25. Apart from those facts, it also further appears from the record that the defendants filed petition seeking an order for directing the plaintiff for filing some papers to show that the defendants had deposited a good amount but the trial Court though at one stage allowed the said petition but ultimately after some days the plaintiff without complying the Courts order filed a petition to exempt him from filing of those documents and the Court allowed the same without assigning any reason.

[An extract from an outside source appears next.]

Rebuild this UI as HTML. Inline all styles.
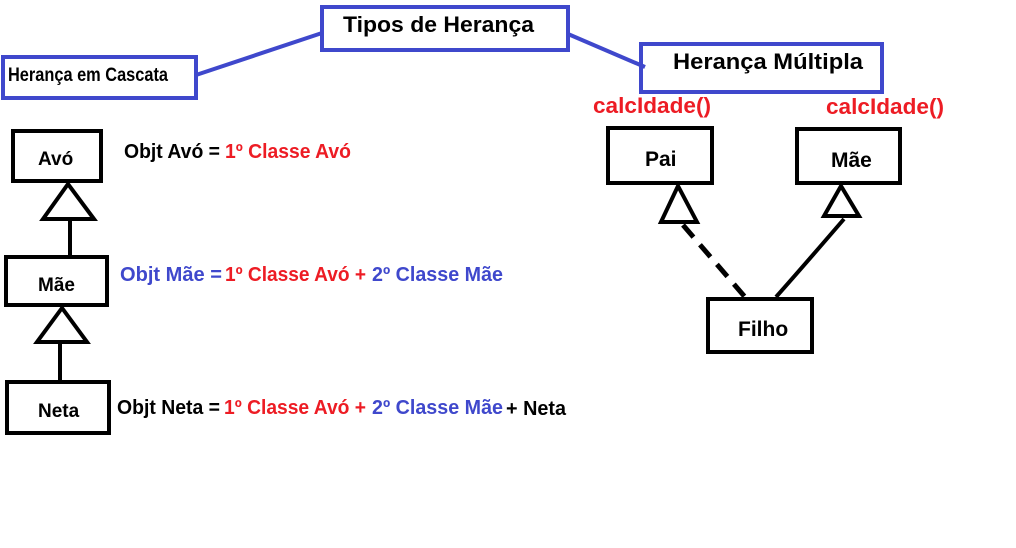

26. In our consideration in such a suit the prayer of the plaintiff waiving him from the filing of the documents should not have been allowed. The defendants filing written statement have been claiming that they have paid a good amount in the bank in order to adjust the loan but that has not been adjusted by the bank properly rather the said amount of money of the defendants have been transferred in the account of others.
27. Under the above facts and circumstances since the contesting defendant Nos. I and 2 have a strong case that their deposits have not been adjusted by the bank it will be suitable for both the parties to place their cases before the trial Court record and in view of the above we are also of the opinion that the real ends of justice for both the parties would be best served if the suit is sent back on remand for a trial afresh setting aside the ex-parte judgment and decree, appealed against.
28. In the result, the appeal is allowed. The judgment and decree dated 9-5-1989 and 10-10-1994 are hereby set aside and the suit is sent back on remand for trial afresh. Both the parties will be at liberty to adduce their evidence in the trial Court at the time of trial.
29. Considering all there is no order as to costs.
30. Send down the lower Court’s record at once.
Let a copy of this judgment and order be sent to the Court concerned.